*** An excerpt from a future book ***
Last week's homework for the Clutter LESS Support Group was to set a timer for 15 minutes and sort. If we were willing to continue, then set the timer again and sort for another 15 minutes. Using fifteen-minute blocks of time, the goal was to sort papers, knickknacks, tools, clothes, project items, or whatever we wanted to clear into various categories: Stay Here, Somewhere Else, Give Away, Recycle, Trash, and TBR.

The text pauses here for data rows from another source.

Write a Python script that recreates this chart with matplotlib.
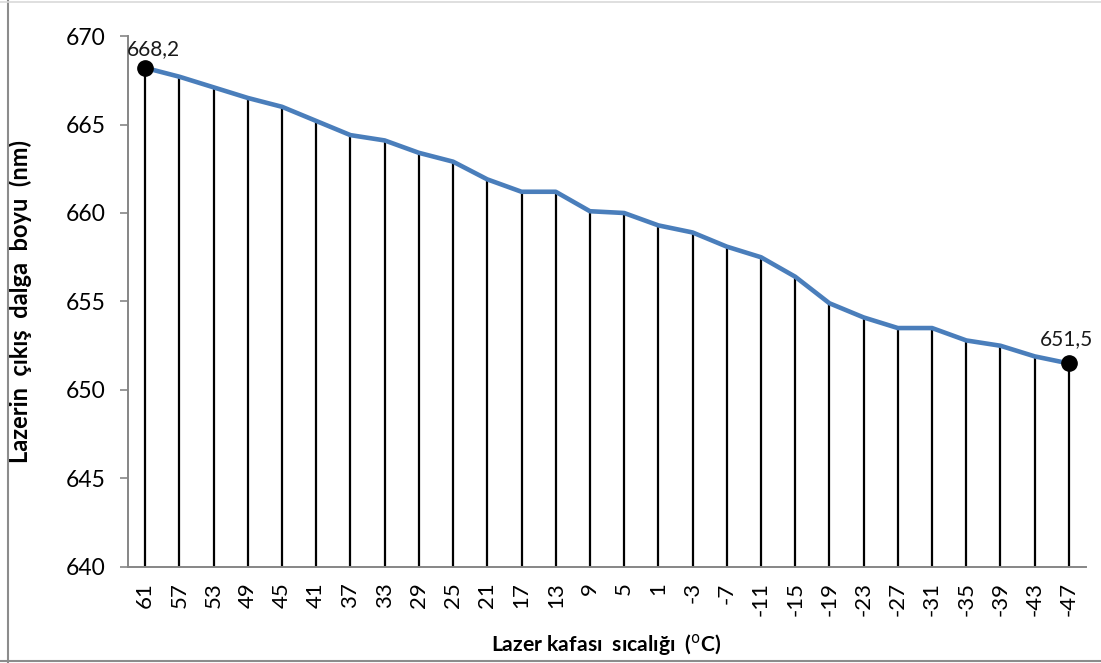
import matplotlib
matplotlib.use("Agg")
import matplotlib.pyplot as plt
from matplotlib.lines import Line2D

# Laser head temperature (°C) and output wavelength (nm)
temperatures = [61, 57, 53, 49, 45, 41, 37, 33, 29, 25, 21, 17, 13, 9, 5, 1,
                -3, -7, -11, -15, -19, -23, -27, -31, -35, -39, -43, -47]
wavelengths = [668.2, 667.7, 667.1, 666.5, 666.0, 665.2, 664.4, 664.1, 663.4,
               662.9, 661.9, 661.2, 661.2, 660.1, 660.0, 659.3, 658.9, 658.1,
               657.5, 656.4, 654.9, 654.1, 653.5, 653.5, 652.8, 652.5, 651.9,
               651.5]
y_ticks = [640, 645, 650, 655, 660, 665, 670]

plt.rcParams["font.family"] = ["Lato", "DejaVu Sans"]

fig = plt.figure(figsize=(11.01, 6.63), dpi=100)
ax = fig.add_axes([0.1163, 0.1448, 0.8701, 0.8009])

x = list(range(len(temperatures)))
ymin, ymax = y_ticks[0], y_ticks[-1]

# drop lines from each point to the category axis
ax.vlines(x, ymin, wavelengths, colors="black", linewidth=1.6, zorder=2)
ax.plot(x, wavelengths, color="#4A7EBB", linewidth=3.3, solid_joinstyle="round",
        zorder=3)

# highlighted end points with value labels
for i, dx, dy in [(0, 8, 9), (len(x) - 1, -2, 14)]:
    ax.plot(x[i], wavelengths[i], "o", color="black", markersize=11, zorder=4)
    ax.annotate(f"{wavelengths[i]:.1f}".replace(".", ","), (x[i], wavelengths[i]),
                xytext=(dx, dy), textcoords="offset pixels", ha="center",
                va="bottom", fontsize=15, color="#1a1a1a", zorder=5)

ax.set_xlim(-0.5, len(x) - 0.5)
ax.set_ylim(ymin, ymax)
ax.set_yticks(y_ticks)
ax.set_xticks(x)
ax.set_xticklabels([str(t) for t in temperatures], rotation=90, fontsize=16)
ax.tick_params(axis="x", length=0, pad=11)
ax.tick_params(axis="y", length=6, width=1.2, color="#868686", pad=10,
               labelsize=16.5)

for side in ("top", "right"):
    ax.spines[side].set_visible(False)
for side in ("left", "bottom"):
    ax.spines[side].set_color("#868686")
    ax.spines[side].set_linewidth(1.4)

ax.set_ylabel("Lazerin  çıkış  dalga  boyu  (nm)", fontsize=17, fontweight="bold")
ax.yaxis.set_label_coords(-0.1, 0.5)
ax.set_xlabel(r"Lazer kafası  sıcalığı  ($^{\mathrm{o}}$C)", fontsize=15.2,
              fontweight="bold")
ax.xaxis.set_label_coords(0.499, -0.122)

# chart frame
fig.add_artist(Line2D([8 / 1101, 8 / 1101], [0, 1], color="#8c8c8c",
                      linewidth=1.5, transform=fig.transFigure))
fig.add_artist(Line2D([0, 1], [2 / 663, 2 / 663], color="#8c8c8c",
                      linewidth=1.5, transform=fig.transFigure))
fig.add_artist(Line2D([0, 1], [1 - 1.5 / 663, 1 - 1.5 / 663], color="#d9d9d9",
                      linewidth=1.2, transform=fig.transFigure))

fig.savefig("out.png", dpi=100)
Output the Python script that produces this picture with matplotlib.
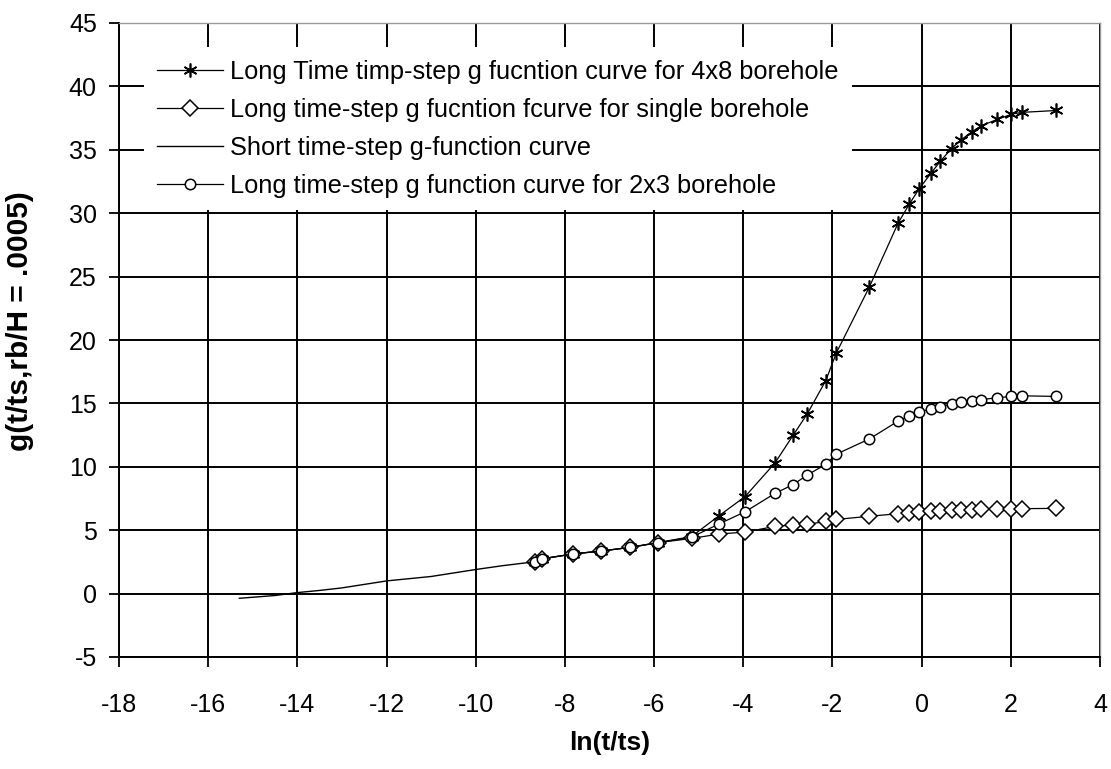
import matplotlib
matplotlib.use("Agg")
import matplotlib.pyplot as plt

plt.rcParams['font.family'] = ['Liberation Sans', 'DejaVu Sans']
plt.rcParams['axes.unicode_minus'] = False

# 数据：长时间步与短时间步 g 函数曲线
x_long = [-8.67, -8.52, -7.81, -7.18, -6.53, -5.91, -5.16, -4.54, -3.96, -3.29,
          -2.88, -2.56, -2.15, -1.91, -1.17, -0.53, -0.28, -0.06, 0.22, 0.42,
          0.67, 0.89, 1.12, 1.34, 1.70, 2.01, 2.24, 3.02]
g_4x8 = [2.52, 2.74, 3.13, 3.36, 3.65, 4.02, 4.5, 6.15, 7.65, 10.3,
         12.5, 14.2, 16.8, 19.0, 24.2, 29.2, 30.7, 31.9, 33.2, 34.1,
         35.1, 35.8, 36.4, 36.9, 37.4, 37.8, 37.95, 38.1]
g_single = [2.52, 2.74, 3.13, 3.36, 3.65, 4.02, 4.35, 4.7, 4.85, 5.3,
            5.42, 5.45, 5.7, 5.85, 6.1, 6.3, 6.35, 6.45, 6.5, 6.55,
            6.57, 6.6, 6.62, 6.65, 6.68, 6.7, 6.7, 6.72]
g_2x3 = [2.52, 2.74, 3.13, 3.36, 3.65, 4.02, 4.45, 5.5, 6.45, 7.9,
         8.6, 9.36, 10.2, 11.0, 12.2, 13.6, 14.0, 14.35, 14.55, 14.75,
         14.95, 15.1, 15.2, 15.3, 15.45, 15.55, 15.6, 15.55]
x_short = [-15.3, -14.5, -14.0, -13.5, -13.0, -12.0, -11.0, -10.0, -9.4, -8.7]
g_short = [-0.37, -0.15, 0.08, 0.25, 0.45, 1.0, 1.35, 1.9, 2.2, 2.5]

labels = ["Long Time timp-step g fucntion curve for 4x8 borehole",
          "Long time-step g fucntion fcurve for single borehole",
          "Short time-step g-function curve",
          "Long time-step g function curve for 2x3 borehole"]

fig = plt.figure(figsize=(11.11, 7.69), dpi=100)
ax = fig.add_axes([119/1111, 1 - 657/769, 981/1111, 634/769])

ax.plot(x_long, g_4x8, color='black', lw=0.9, marker=(6, 2, 0), ms=10,
        mew=1.2, label=labels[0], zorder=3)
ax.plot(x_long, g_single, color='black', lw=0.9, marker='D', ms=8.5,
        mfc='white', mec='black', mew=1.1, label=labels[1], zorder=3)
ax.plot(x_short, g_short, color='black', lw=1.0, label=labels[2], zorder=3)
ax.plot(x_long, g_2x3, color='black', lw=0.9, marker='o', ms=7.5,
        mfc='white', mec='black', mew=1.1, label=labels[3], zorder=3)

ax.set_xlim(-18, 4)
ax.set_ylim(-5, 45)
ax.set_xticks(range(-18, 5, 2))
ax.set_yticks(range(-5, 46, 5))
ax.grid(True, color='black', lw=1.4)
ax.set_axisbelow(True)

for side in ['left', 'bottom']:
    ax.spines[side].set_color('black')
    ax.spines[side].set_linewidth(1.4)
for side in ['top', 'right']:
    ax.spines[side].set_color('#999999')
    ax.spines[side].set_linewidth(1.0)

ax.tick_params(axis='both', direction='out', length=7, width=1.3,
               labelsize=18, color='black')
ax.tick_params(axis='x', pad=19)
ax.tick_params(axis='y', pad=9)

ax.set_xlabel("ln(t/ts)", fontsize=19, fontweight='bold', labelpad=10)
ax.set_ylabel("g(t/ts,rb/H = .0005)", fontsize=21.5, fontweight='bold')
ax.yaxis.set_label_coords(-0.087, 0.53)

leg = ax.legend(loc='upper left', bbox_to_anchor=(25/981, 1 - 24/634),
                borderaxespad=0, frameon=True, fancybox=False,
                edgecolor='none', facecolor='white', framealpha=1,
                fontsize=18.3, handlelength=2.6, handletextpad=0.3,
                labelspacing=0.55, borderpad=0.5)
leg.set_zorder(5)

fig.savefig("out.png", dpi=100)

The Clutter LESS Support Group Leader, Lisa, had reminded us that the Stay Here and Somewhere Else groupings are for those items that had clear answers to the Paper Progress or KEEP / LET GO questions. If they had a designated home, then we finished sorting, we'd put them away. If they didn't have a home, they'd stay in the storage box until we designated a home for them. Give Away were those items that someone else needs and would love. Recycle and Trash — it's time to free up the space, so let it go. TBR (To Be Revisited). We should use TBR when we're unsure, or when we're attached and decide. The point is to keep sorting and not get stuck on any one item.
*** The stories of the Clutter LESS Support Group, Lisa, Brian, Connie, and Karen are works of fiction. Any resemblance to real persons, living or dead, is coincidental. ***
When faced with de-cluttering, space clearing, or organizing, you will come across items you haven't used or don't have any plans to use, but you can't bring yourself to let go of them. It could be college text books, your children's old toys, hobby supplies, a project you thought of doing someday, or any number of items. P.S. 'someday maybe' is not a plan.
You have sorted your items into groups. You may have even used these categories: Stay Here; Somewhere Else; Give Away; Recycle; and Trash. But as I mentioned in Step 5 of Clearing the Clutter, you get to have a box of 'maybes' and 'not sures' during the sorting stage. Yes, eventually you will need to decide but for now, you get TBR (To Be Revisited).
TBR is an important category when sorting. When I'm working with a client on sorting items (papers, clothing, books, miscellaneous items, or any thing) I always have a pile or box for TBR (To Be Revisited). The goal during sorting is to sort, not get bogged down in deciding. The TBR items go in a box to ripen.
Without the TBR option, you could waste hours trying to decide whether to keep or let go of one or two items. By focusing on the easy decisions, you begin to identify guidelines and rules-of-thumb; you can see a pattern of your usage, your thinking, and your intentions.
Here are five steps to a successful TBR.
Give yourself permission to use a TBR. Yes, it delays the decision, but it's part of the plan.
As you sort through your things — deciding to keep or let go — begin building your personal decision guidelines. For example:
If I haven't read it in 6 months, I will let it go.
If I can find it online again, I will let it go.
If I don't make the time in the next 6 months to work on it, fix it or enjoy it, I will let it go.
At the end of sorting your space/area, revisit your TBR box and see if there is anything else you can decide to keep or let go. This is a quick review so spend only a few minutes here.
Box up the remaining TBRs, set a review date of 6 months or a year. Close it up and stack it neatly in your storage area. Let it ripen.
Revisit the box on or after the review date. Are you ready to let go of an item? Have you created a home for an item? Or does it need to stay and ripen more? Use the decision guidelines you've created.
Advanced Step: If you're ready, set a date to let the whole TBR box go without looking in it. Put a date on it. Tape it up. When the date comes, donate the whole thing without opening it up.
Not everything can go in the TBR box, but his category allows you to move forward> It allows you to clear some space, build your decision muscles and revisit the decision when you have a clearer idea of what you want.